Kindle Books Now Outselling Printed Books on Amazon.com
Amazon.com entered the printed book game in July 1995. After 12 years as one of the internet’s biggest book retailers, they introduced the new eBook reading device the Kindle in 2007. This new technological advance allowed readers to enjoy hundreds of books stored in a space saving device. It took just under 3 years for overall eBook sales to surpass the sales of original hardbacks. However, only six months later Kindle book sales had also overwhelmed paperback numbers. Now virtual book purchases on Amazon.com outnumber all printed book sales, showing that consumers are becoming more accepting of the space and money saving eBook format.

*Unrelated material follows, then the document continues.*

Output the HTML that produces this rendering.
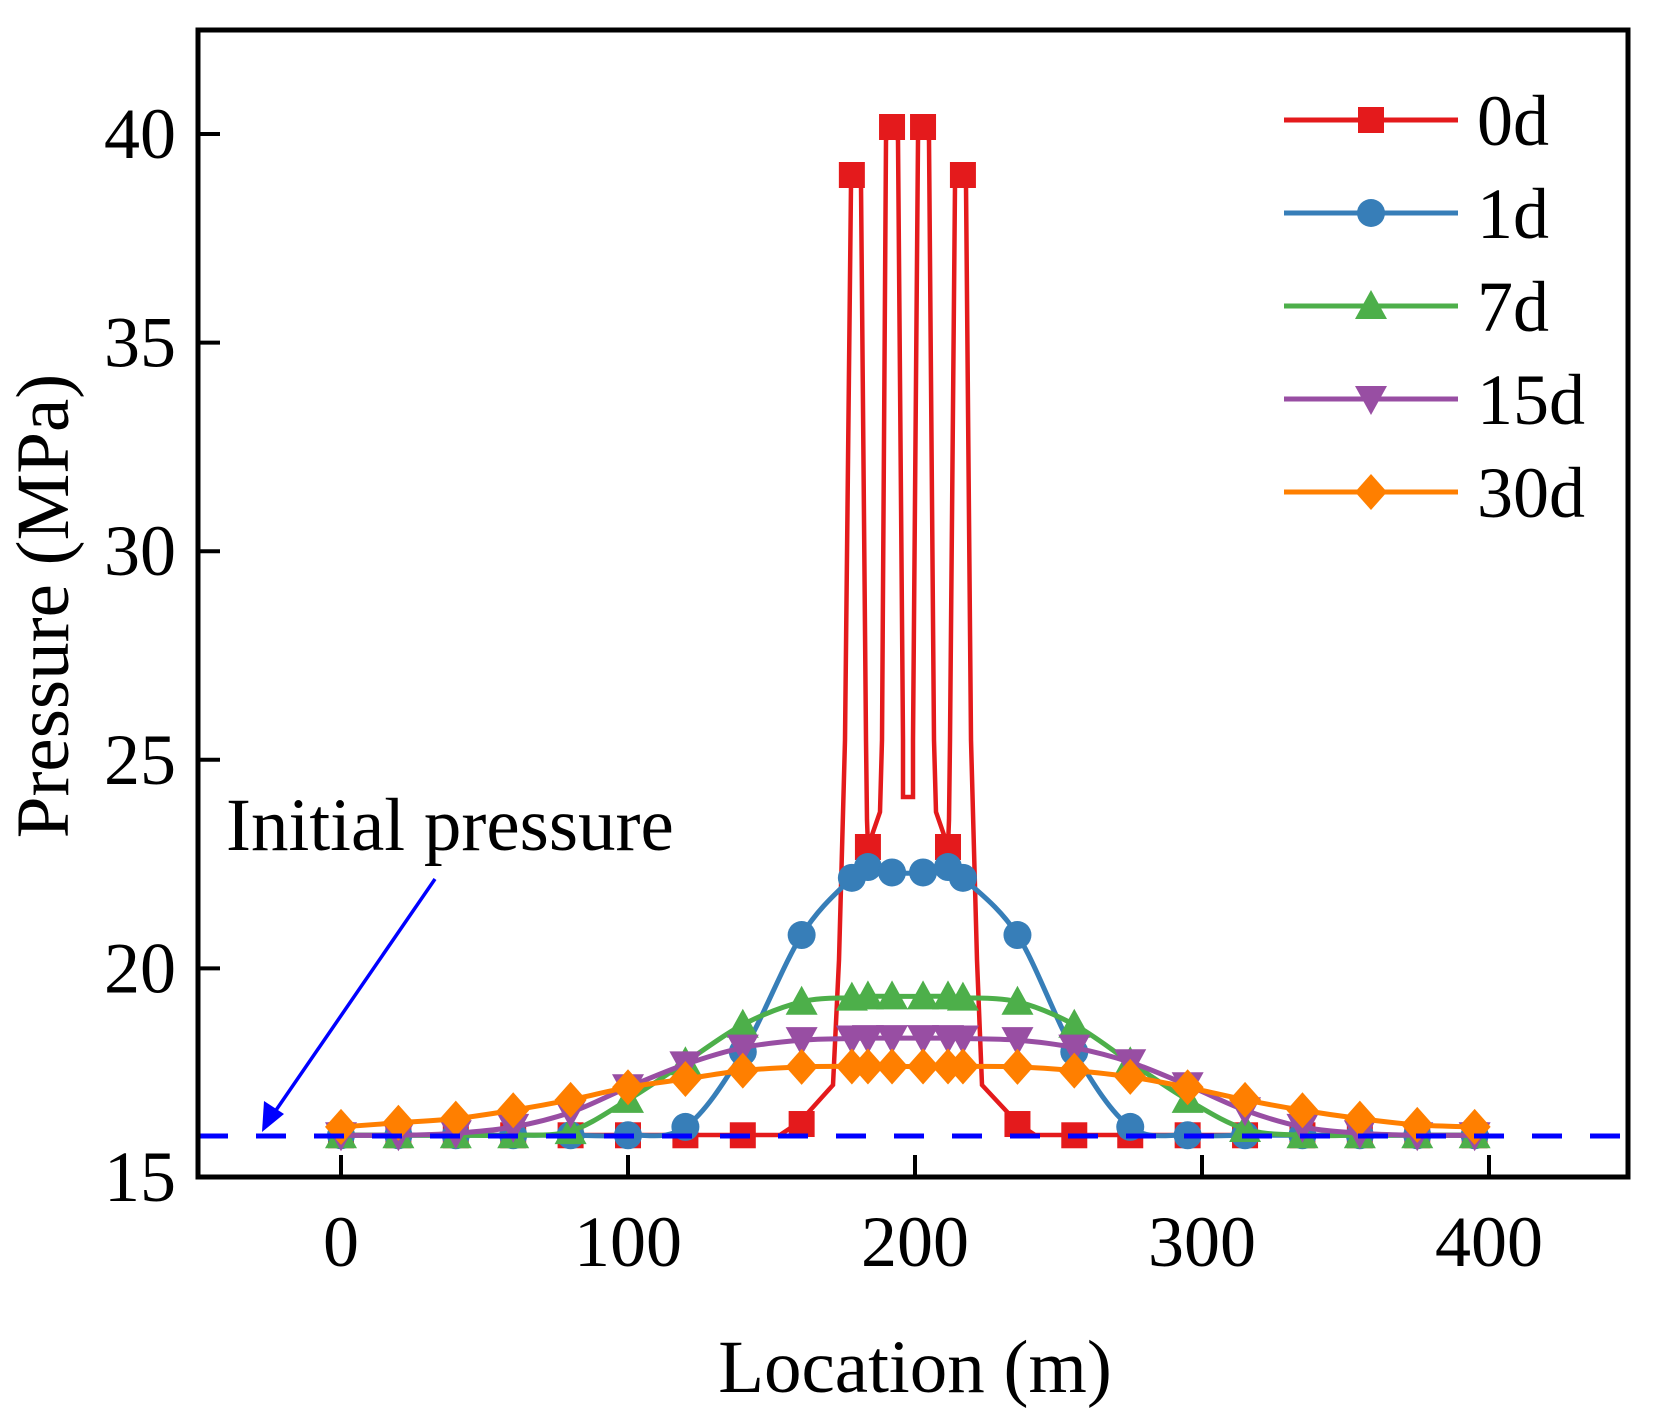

To accommodate this sudden increase in popularity, Amazon.com released a special discounted version of the Kindle for readers who found the full priced device too expensive. The Kindle with Special Offers retails for $114. It has a reduced price due in part to the unobtrusive advertising that customers view while opening a new eBook file. This advertising helps bring in revenue from Kindles that otherwise would only produce a profit on the original purchase. Customers enjoy getting a discount just for occasionally viewing the ads.
On April 1st of this year the Kindle books finally tipped the scale. Since then 105 eBooks have been purchased for each 100 traditional print books. Even though not all print books have Kindle versions available, customers are buying eBooks in greater quantities. eBooks that are available for free aren’t included or this number could be twice as high. Amazon’s book sales have grown massively in the past four years mostly due to the popularity of digital books. They are also remaining profitable as retail book stores go out of business because of their competitive pricing and wide inventory that a limited space retail location can’t compete with.